[begin Dataset section]

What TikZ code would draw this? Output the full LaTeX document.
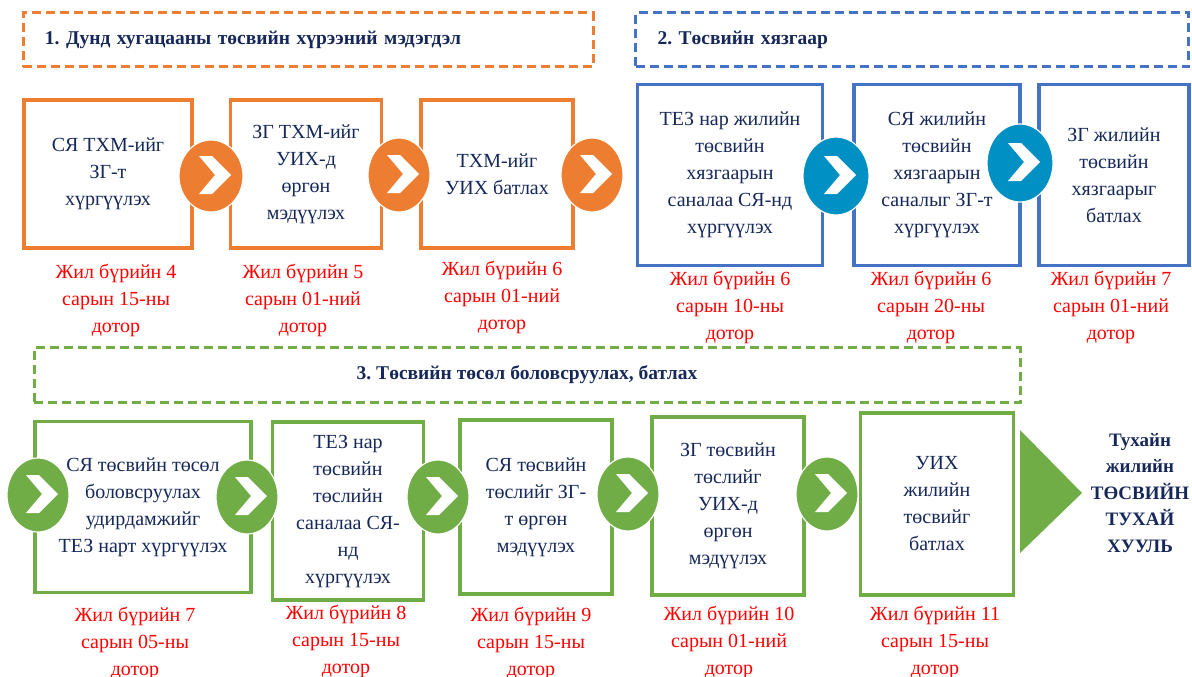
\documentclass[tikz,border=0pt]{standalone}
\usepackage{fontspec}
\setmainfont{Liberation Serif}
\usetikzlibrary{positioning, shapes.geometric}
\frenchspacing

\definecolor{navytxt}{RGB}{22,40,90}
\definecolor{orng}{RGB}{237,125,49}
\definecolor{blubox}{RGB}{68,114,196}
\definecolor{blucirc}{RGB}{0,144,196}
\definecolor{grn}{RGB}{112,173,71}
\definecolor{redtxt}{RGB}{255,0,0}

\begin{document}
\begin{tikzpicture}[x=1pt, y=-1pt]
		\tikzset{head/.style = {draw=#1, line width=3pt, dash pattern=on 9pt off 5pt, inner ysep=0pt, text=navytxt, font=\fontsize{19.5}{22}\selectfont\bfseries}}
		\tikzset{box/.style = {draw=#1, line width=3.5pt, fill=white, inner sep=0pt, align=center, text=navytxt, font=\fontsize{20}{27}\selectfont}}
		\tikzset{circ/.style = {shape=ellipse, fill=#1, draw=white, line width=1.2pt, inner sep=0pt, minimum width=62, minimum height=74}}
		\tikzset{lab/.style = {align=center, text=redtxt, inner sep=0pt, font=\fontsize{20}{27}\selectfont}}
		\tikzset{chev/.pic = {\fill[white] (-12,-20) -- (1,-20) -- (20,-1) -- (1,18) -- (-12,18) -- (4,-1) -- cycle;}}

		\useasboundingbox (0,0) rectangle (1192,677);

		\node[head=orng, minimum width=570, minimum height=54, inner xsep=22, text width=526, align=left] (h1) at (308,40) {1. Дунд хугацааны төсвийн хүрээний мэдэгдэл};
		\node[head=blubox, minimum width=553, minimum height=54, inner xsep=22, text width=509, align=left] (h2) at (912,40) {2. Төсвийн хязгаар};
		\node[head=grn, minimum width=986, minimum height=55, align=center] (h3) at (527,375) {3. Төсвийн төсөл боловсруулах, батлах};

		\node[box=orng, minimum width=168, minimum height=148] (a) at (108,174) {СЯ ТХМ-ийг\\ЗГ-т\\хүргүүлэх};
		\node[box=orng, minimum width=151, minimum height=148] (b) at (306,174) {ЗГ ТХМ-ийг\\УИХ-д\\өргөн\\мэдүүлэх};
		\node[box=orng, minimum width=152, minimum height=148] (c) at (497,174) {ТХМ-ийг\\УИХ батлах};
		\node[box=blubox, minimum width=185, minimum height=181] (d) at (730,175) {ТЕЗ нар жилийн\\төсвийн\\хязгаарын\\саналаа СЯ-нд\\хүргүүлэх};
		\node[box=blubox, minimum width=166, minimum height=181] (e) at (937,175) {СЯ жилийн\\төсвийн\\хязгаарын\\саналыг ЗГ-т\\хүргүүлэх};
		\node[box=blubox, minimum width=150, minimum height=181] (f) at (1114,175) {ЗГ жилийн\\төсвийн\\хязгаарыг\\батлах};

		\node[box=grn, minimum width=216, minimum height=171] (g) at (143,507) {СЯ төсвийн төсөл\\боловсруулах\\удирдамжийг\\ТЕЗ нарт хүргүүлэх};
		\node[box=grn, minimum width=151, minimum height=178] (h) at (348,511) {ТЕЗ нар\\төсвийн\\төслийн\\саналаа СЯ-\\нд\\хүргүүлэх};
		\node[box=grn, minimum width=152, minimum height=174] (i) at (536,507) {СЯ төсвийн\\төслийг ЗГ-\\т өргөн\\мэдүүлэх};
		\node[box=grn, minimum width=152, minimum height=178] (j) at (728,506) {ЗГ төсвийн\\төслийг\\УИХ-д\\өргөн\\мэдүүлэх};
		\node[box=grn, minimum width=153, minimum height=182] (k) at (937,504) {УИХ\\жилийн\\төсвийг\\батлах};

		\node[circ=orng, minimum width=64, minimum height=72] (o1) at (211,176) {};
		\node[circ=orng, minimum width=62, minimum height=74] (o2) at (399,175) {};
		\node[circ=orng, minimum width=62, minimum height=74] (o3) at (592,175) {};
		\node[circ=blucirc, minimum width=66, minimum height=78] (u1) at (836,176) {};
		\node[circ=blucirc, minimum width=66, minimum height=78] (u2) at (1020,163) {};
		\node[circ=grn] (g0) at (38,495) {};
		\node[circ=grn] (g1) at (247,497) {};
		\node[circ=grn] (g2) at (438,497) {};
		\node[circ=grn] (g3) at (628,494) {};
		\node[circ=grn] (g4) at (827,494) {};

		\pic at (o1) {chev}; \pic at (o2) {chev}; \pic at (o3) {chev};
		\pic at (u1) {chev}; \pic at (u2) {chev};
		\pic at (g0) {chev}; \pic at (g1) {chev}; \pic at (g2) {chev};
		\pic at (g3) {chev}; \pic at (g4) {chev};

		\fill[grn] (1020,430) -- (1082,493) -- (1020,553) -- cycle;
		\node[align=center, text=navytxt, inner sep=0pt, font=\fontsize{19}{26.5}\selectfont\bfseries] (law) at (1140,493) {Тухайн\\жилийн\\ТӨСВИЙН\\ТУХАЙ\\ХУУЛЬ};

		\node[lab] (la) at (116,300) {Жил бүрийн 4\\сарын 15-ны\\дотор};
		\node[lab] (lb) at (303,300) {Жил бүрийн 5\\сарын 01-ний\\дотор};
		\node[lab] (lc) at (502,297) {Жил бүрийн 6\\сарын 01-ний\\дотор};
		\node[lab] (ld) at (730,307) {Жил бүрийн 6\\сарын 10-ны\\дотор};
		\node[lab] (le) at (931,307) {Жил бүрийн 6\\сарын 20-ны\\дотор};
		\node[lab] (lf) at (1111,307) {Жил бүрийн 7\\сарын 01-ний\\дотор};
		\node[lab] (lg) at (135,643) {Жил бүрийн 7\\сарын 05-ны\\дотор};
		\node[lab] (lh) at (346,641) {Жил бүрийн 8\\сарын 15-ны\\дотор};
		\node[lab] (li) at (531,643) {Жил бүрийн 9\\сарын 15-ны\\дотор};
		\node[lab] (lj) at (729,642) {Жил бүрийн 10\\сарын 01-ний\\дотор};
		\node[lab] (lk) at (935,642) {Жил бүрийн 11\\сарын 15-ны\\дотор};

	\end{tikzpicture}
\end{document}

[end Dataset section]

• _What to produce_:
From the first line above through the line containing "minimum width=986, minimum", copy everything exactly, without the pictures.

• _Complete output_:
What TikZ code would draw this? Output the full LaTeX document.
\documentclass[tikz,border=0pt]{standalone}
\usepackage{fontspec}
\setmainfont{Liberation Serif}
\usetikzlibrary{positioning, shapes.geometric}
\frenchspacing

\definecolor{navytxt}{RGB}{22,40,90}
\definecolor{orng}{RGB}{237,125,49}
\definecolor{blubox}{RGB}{68,114,196}
\definecolor{blucirc}{RGB}{0,144,196}
\definecolor{grn}{RGB}{112,173,71}
\definecolor{redtxt}{RGB}{255,0,0}

\begin{document}
\begin{tikzpicture}[x=1pt, y=-1pt]
		\tikzset{head/.style = {draw=#1, line width=3pt, dash pattern=on 9pt off 5pt, inner ysep=0pt, text=navytxt, font=\fontsize{19.5}{22}\selectfont\bfseries}}
		\tikzset{box/.style = {draw=#1, line width=3.5pt, fill=white, inner sep=0pt, align=center, text=navytxt, font=\fontsize{20}{27}\selectfont}}
		\tikzset{circ/.style = {shape=ellipse, fill=#1, draw=white, line width=1.2pt, inner sep=0pt, minimum width=62, minimum height=74}}
		\tikzset{lab/.style = {align=center, text=redtxt, inner sep=0pt, font=\fontsize{20}{27}\selectfont}}
		\tikzset{chev/.pic = {\fill[white] (-12,-20) -- (1,-20) -- (20,-1) -- (1,18) -- (-12,18) -- (4,-1) -- cycle;}}

		\useasboundingbox (0,0) rectangle (1192,677);

		\node[head=orng, minimum width=570, minimum height=54, inner xsep=22, text width=526, align=left] (h1) at (308,40) {1. Дунд хугацааны төсвийн хүрээний мэдэгдэл};
		\node[head=blubox, minimum width=553, minimum height=54, inner xsep=22, text width=509, align=left] (h2) at (912,40) {2. Төсвийн хязгаар};
		\node[head=grn, minimum width=986, minimum height=55, align=center] (h3) at (527,375) {3. Төсвийн төсөл боловсруулах, батлах};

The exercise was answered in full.